We have weekly weigh-ins at Renfrew. I'm guessing that the idea is that the staff can monitor by our weight whether we've been following the meal plan. Some women are weighed blind; I'm not one of them. Today I wish I were.
I have followed the meal plan very closely. I'm not always 100% perfect with it--but my slip-ups have been negligible. (I didn't eat enough for lunch on Saturday to pre-compensate for a big meal that night, which turned out to be not that big; I went over on exchanges a couple of times, but in the course of a normal meal, not bingeing--two starches over because I had two slices of pizza to get enough protein exchanges, for example.) And I have accepted on blind faith that my nutritionist is right: I will not gain weight with this plan, and in fact will probably lose some weight.

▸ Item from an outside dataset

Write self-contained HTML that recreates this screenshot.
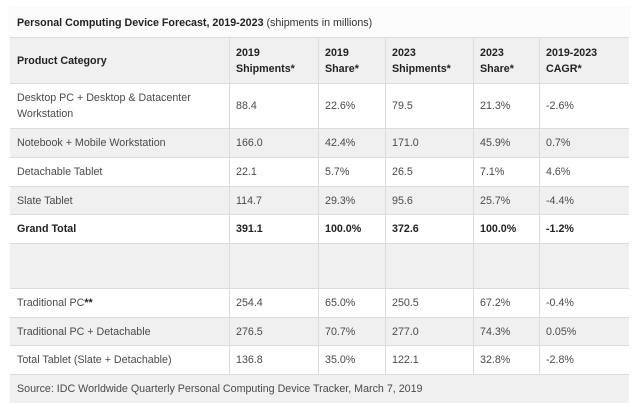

But this week I was up 1.5 pounds from last week. Now, I know full well that that means exactly nothing. Nothing! The clothes I was wearing, my water retention--1.5 pounds is utterly meaningless. But it still sunk me: I had been doing everything right, and I felt like my body was repaying me in fat.
I think I acted out at dinner as a result--I was supposed to eat a cup of rice and it felt like punishment. Punishment for having been fat in the first place, even though I'm not overweight by BMI standards. Punishment for every minute slip-up I've had; punishment for years of fucked-up eating that may have damaged my metabolism. Punishment for wanting to eat, punishment for being soothed by foot; punishment for having gotten to this place, even though "this place" is far, far away from where some of my fellow patients are. (I'm certainly on the healthier end of the spectrum there.) I didn't finish my meal, and the more the therapist intervened, the more upset I became. She gave me a supplement--which I think a part of me wanted (I wanted to get it, not to drink it), as a weird sort of badge of defiance. I think there was a part of me that was curious to know what would happen if I wasn't the model patient for once; if I said "fuck this" and didn't eat what I was supposed to. And doing so at Renfrew was a safe place to do that. There was support around me afterward; there was a therapist reminding me via the supplement that, yes, I really do need a cup of grains; nobody was going to either boot me out or treat me somehow "special" because I didn't eat my meal.
We talk a lot about "sitting with" a feeling. As in: You're anxious; can you just sit with that? "Sitting with" a feeling is a positive coping mechanism in and of itself, up there with reaching out for support, or going for a walk, or distracting yourself with a movie. It's not something I'm very good at. But the only way to get better at sitting with a feeling is to just do it.
So: I feel fat. Part of that is literal; I run my hands over my stomach, feel my flesh, feel my roundness, am upset. But "fat" is not a feeling--so what exactly is it I'm supposed to sit with? I feel disappointed in myself for not having exercised enough. I feel ashamed at having acted out at dinner; I feel sad and weak that a number on a scale can mean so much to me. I feel sad that I will never be as thin as I once was; I feel sad about no longer leading the life that symbolized (I was confused, but I was also having a lot of fun--everything felt new to me). I feel angry that I care about my weight; I feel angry that I'll never look a way I'll never look. I feel angry that I feel angry. I feel sad that I feel sad.